Dave Buck, a SHA spokesman, said Monday morning the signs will flash when cameras detect a vehicle attempting to turn left from River Road onto Braeburn Parkway. The agency also will ban vehicles coming from either direction on Braeburn Parkway from making left turns. For example, the vehicles traveling from the Walt Whitman High School area on Braeburn Parkway will have to turn right onto River Road, travel north to Wilson Lane and make a U-turn there in order to head southbound on River Road—rather than being able to turn left from Braeburn.
Intersection diagram via SHA
SHA expects the work on the intersection will be completed by mid-fall at a cost of about $300,000. The work will also separate left-turning traffic on River Road from through traffic via left-turn lanes.
Whitman Principal Alan Goodwin said in an email Monday he spoke with the crew working at the site and they told him two street lights will also be installed at the intersection to improve visibility at night. He said the improvements are a "good step."
Buck said the agency’s engineers decided against adding a full signal at the intersection because the traffic load doesn’t warrant one.
“Yes we had folks who wanted a full signal,” Buck said. “But this will alert drivers on River Road of those making a left.”
The left-turn ban and flashing signals come after Michael Buarque de Macedo, 52; his wife, Alessandra Buarque de Macedo, 53; and their 18-year-old son Thomas Michael Buarque de Macedo, a Whitman senior, were killed when their Chevy Volt was struck while trying to cross River Road at the intersection. Helena Buarque de Macedo, now a Whitman sophomore, was injured in the crash. She returned to school in April. The family was headed to a school play at Whitman.
The family’s car was struck by a BMW driven by Ogulcan Atakoglu, a 20-year-old Potomac man, who was driving an estimated 75 mph at the time of the collision. Atakoglu pleaded guilty earlier this month to three counts of vehicular manslaughter for his role in the collision.

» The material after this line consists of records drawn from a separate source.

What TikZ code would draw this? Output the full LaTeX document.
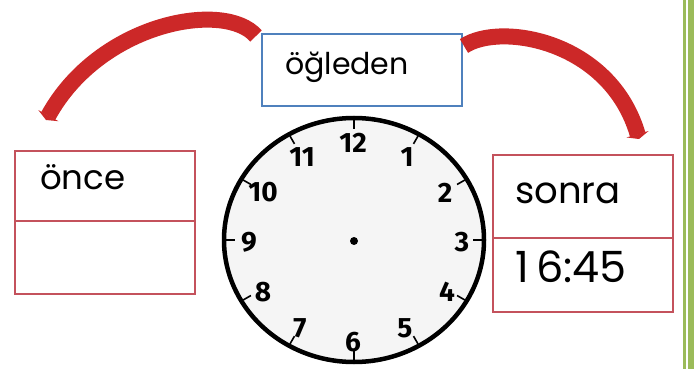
\documentclass[tikz,border=0pt]{standalone}
\usepackage{fontspec}
\setmainfont{Poppins}
\newfontfamily\clockfont{Fira Sans}
\usetikzlibrary{arrows.meta,shapes.geometric}
\definecolor{boxred}{RGB}{196,82,92}
\definecolor{boxblue}{RGB}{79,129,189}
\definecolor{arrowred}{RGB}{204,40,40}
\definecolor{bargreen}{RGB}{155,187,89}
\definecolor{clockface}{RGB}{245,245,245}
\tikzset{
  redcell/.style={draw=boxred,line width=2.6pt,fill=white,minimum width=180pt,inner sep=0pt},
  bluebox/.style={draw=boxblue,line width=2.4pt,fill=white,minimum width=200pt,minimum height=72pt,inner sep=0pt},
  word/.style={anchor=base west,inner sep=0pt,text=black},
  bigarrow/.style={draw=arrowred,line width=16pt,-{Triangle[width=23pt,length=5pt]}},
  clocknum/.style={inner sep=0pt,font=\clockfont\bfseries\fontsize{28}{28}\selectfont}
}
\begin{document}
\begin{tikzpicture}[x=1pt,y=-1pt]
\useasboundingbox (0,0) rectangle (694,369);
\fill[white] (0,0) rectangle (694,369);
% green page border
\fill[bargreen] (683,0) rectangle (685.5,369);
\fill[bargreen] (687.5,0) rectangle (694,369);
% ogleden box
\node[bluebox] (og) at (362,70) {};
\node[word,font=\fontsize{30}{30}\selectfont] (ogt) at (285,75) {öğleden};
% left box
\node[redcell,minimum height=70pt] (lt) at (105,186) {};
\node[redcell,minimum height=73pt] (lb) at (105,257.5) {};
\node[word,font=\fontsize{34}{34}\selectfont] (lttext) at (40,189) {önce};
% right box
\node[redcell,minimum height=83pt] (rt) at (583,196.5) {};
\node[redcell,minimum height=74pt] (rb) at (583,275) {};
\node[word,font=\fontsize{37}{37}\selectfont] (rttext) at (515,203) {sonra};
\node[word,font=\fontsize{43}{43}\selectfont] (rbtext) at (515,282) {1\,6:45};
% arrows
\coordinate (lstart) at (256,36);
\coordinate (lend) at (46,120);
\coordinate (rstart) at (464,46);
\coordinate (rend) at (639,139);
\draw[bigarrow] (lstart) .. controls (225,0) and (100,22) .. (lend);
\draw[bigarrow] (rstart) .. controls (500,22) and (610,40) .. (rend);
% clock
\node[draw=black,line width=4.5pt,fill=clockface,ellipse,minimum width=260pt,minimum height=244pt,inner sep=0pt] (clock) at (354,240) {};
\fill[black] (354,241) circle (4pt);
\foreach \a in {0,30,...,330}{
  \draw[line width=1.6pt] ({354+128*sin(\a)},{240-120*cos(\a)}) -- ({354+119*sin(\a)},{240-111*cos(\a)});
}
\node[clocknum] (n12) at (353,143) {12};
\node[clocknum] (n1) at (407,157) {1};
\node[clocknum] (n2) at (445,193) {2};
\node[clocknum] (n3) at (462,242) {3};
\node[clocknum] (n4) at (447,292) {4};
\node[clocknum] (n5) at (405,328) {5};
\node[clocknum] (n6) at (353,342) {6};
\node[clocknum] (n7) at (300,328) {7};
\node[clocknum] (n8) at (263,292) {8};
\node[clocknum] (n9) at (249,242) {9};
\node[clocknum] (n10) at (263,192) {10};
\node[clocknum] (n11) at (302,157) {11};
\end{tikzpicture}
\end{document}
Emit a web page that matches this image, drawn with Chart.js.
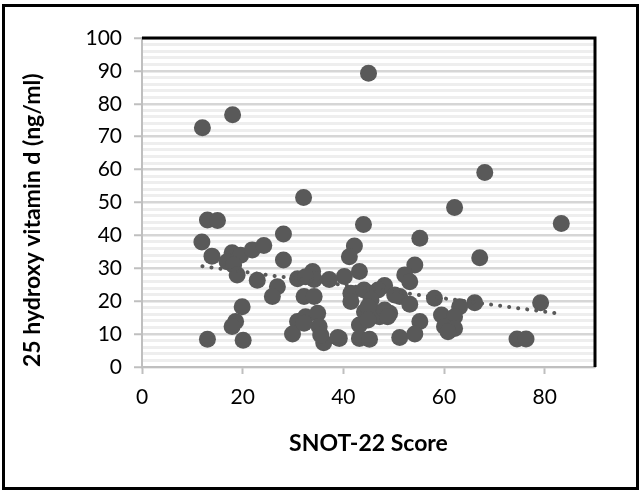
<!DOCTYPE html>
<html><head><meta charset="utf-8">
<script src="https://cdn.jsdelivr.net/npm/chart.js@4.4.1/dist/chart.umd.min.js"></script>
<style>
html,body{margin:0;padding:0;background:#fff;}
#wrap{position:relative;width:642px;height:493px;overflow:hidden;}
#frame{position:absolute;left:2px;top:4px;width:637px;height:486px;border:3px solid #000;box-sizing:border-box;pointer-events:none;}
canvas{position:absolute;left:0;top:0;}
</style></head><body>
<div id="wrap"><canvas id="c" width="642" height="493"></canvas><div id="frame"></div></div>
<script>
const snotScores = [12.0,18.0,45.0,32.1,68.1,62.1,83.3,67.1,79.2,74.5,
  76.3,66.1,44.0,55.2,42.2,41.2,54.2,52.2,53.2,43.2,
  40.2,37.2,48.2,45.2,41.5,41.5,51.2,53.2,58.1,63.1,
  59.5,62.1,55.2,60.1,62.1,60.8,49.2,47.2,44.2,43.2,
  39.2,43.2,45.2,51.2,54.2,13.0,15.0,11.9,28.1,13.9,
  17.9,19.6,21.9,24.2,16.9,18.2,18.9,28.1,22.9,26.9,
  25.9,30.9,33.9,34.2,32.2,34.2,19.9,18.6,17.9,13.0,
  20.1,30.9,32.5,34.9,35.2,29.9,36.1,38.9,35.5,44.1,
  46.9,45.5,46.9,44.9,48.2,48.8,44.9,50.2,32.5,32.2];
const vitaminD = [72.7,76.7,89.3,51.5,59.1,48.5,43.6,33.2,19.5,8.5,
  8.5,19.5,43.3,39.1,36.8,33.5,31.0,28.0,25.9,29.0,
  27.5,26.6,24.8,22.4,22.4,19.9,21.4,19.1,20.9,18.3,
  15.8,15.3,13.8,12.3,11.7,10.7,16.3,15.3,16.8,12.8,
  8.7,8.7,8.4,9.0,10.0,44.7,44.5,38.0,40.4,33.7,
  34.7,34.0,35.6,36.9,32.0,31.0,28.0,32.5,26.4,24.4,
  21.4,26.8,29.0,26.6,21.4,21.4,18.3,13.8,12.3,8.4,
  8.1,13.8,15.3,16.3,12.3,10.0,7.4,9.0,9.7,23.4,
  23.4,20.4,16.4,18.3,17.3,15.3,14.3,21.9,27.4,13.3];
const trendX = [12, 83];
const trendY = [30.6, 16.2];
const xTicks = [0, 20, 40, 60, 80];
const yLabelStep = 10;
const xTitle = 'SNOT-22 Score';
const yTitle = '25 hydroxy vitamin d (ng/ml)';

const FONT = 'Lato, "Open Sans", sans-serif';
const plotFrame = {
  id: 'plotFrame',
  afterDatasetsDraw(chart) {
    const {ctx, chartArea: a} = chart;
    ctx.save();
    ctx.strokeStyle = '#000';
    ctx.lineWidth = 3;
    ctx.beginPath();
    ctx.moveTo(a.left, a.top);
    ctx.lineTo(a.right, a.top);
    ctx.lineTo(a.right, a.bottom);
    ctx.stroke();
    ctx.restore();
  }
};
const isMajor = v => Math.abs(v % yLabelStep) < 1e-6;

new Chart(document.getElementById('c'), {
  data: {
    datasets: [
      {
        type: 'line',
        order: 0,
        data: trendX.map((x, i) => ({x, y: trendY[i]})),
        borderColor: '#595959',
        borderWidth: 4,
        borderDash: [0.1, 9],
        borderCapStyle: 'round',
        pointRadius: 0,
        fill: false
      },
      {
        type: 'scatter',
        order: 1,
        data: snotScores.map((x, i) => ({x, y: vitaminD[i]})),
        backgroundColor: '#595959',
        borderWidth: 0,
        pointRadius: 8.5,
        pointHoverRadius: 8.5
      }
    ]
  },
  options: {
    responsive: false,
    animation: false,
    devicePixelRatio: 1,
    layout: {padding: {top: 38, right: 47, left: 0, bottom: 0}},
    plugins: {legend: {display: false}, tooltip: {enabled: false}},
    events: [],
    scales: {
      x: {
        type: 'linear',
        min: 0, max: 90,
        afterBuildTicks: s => { s.ticks = xTicks.map(v => ({value: v})); },
        ticks: {font: {family: FONT, size: 21}, color: '#000', padding: 11},
        grid: {drawOnChartArea: false, tickLength: 7, tickColor: '#bfbfbf', tickWidth: 2},
        border: {color: '#bfbfbf', width: 2},
        title: {display: true, text: xTitle, font: {family: FONT, size: 23, weight: 'bold'}, color: '#000', padding: {top: 10, bottom: 36}},
        afterFit: s => { s.height = 126; }
      },
      y: {
        type: 'linear',
        min: 0, max: 100,
        ticks: {
          stepSize: 2, autoSkip: false,
          callback: v => isMajor(v) ? String(v) : '',
          font: {family: FONT, size: 21}, color: '#000', padding: 12
        },
        grid: {
          color: c => isMajor(c.tick.value) ? '#d6d6d6' : '#eeeeee',
          lineWidth: c => isMajor(c.tick.value) ? 2.5 : 3,
          tickColor: c => isMajor(c.tick.value) ? '#bfbfbf' : 'rgba(0,0,0,0)',
          tickLength: 8, tickWidth: 2
        },
        border: {color: '#bfbfbf', width: 2},
        title: {display: true, text: yTitle, align: 'start', font: {family: FONT, size: 23, weight: 'bold'}, color: '#000', padding: {top: 19}},
        afterFit: s => { s.width = 142; }
      }
    }
  },
  plugins: [plotFrame]
});
</script>
</body></html>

Buck said that while engineers examined the intersection after the deadly February crash, there’s little they can do to prevent a collision when a vehicle is speeding as fast as the BMW is believed to have been traveling.
The changes also come after fifteen local elected officials—including Rep. Chris Van Hollen and County Executive Ike Leggett—urged SHA to improve traffic safety at the Bethesda intersection.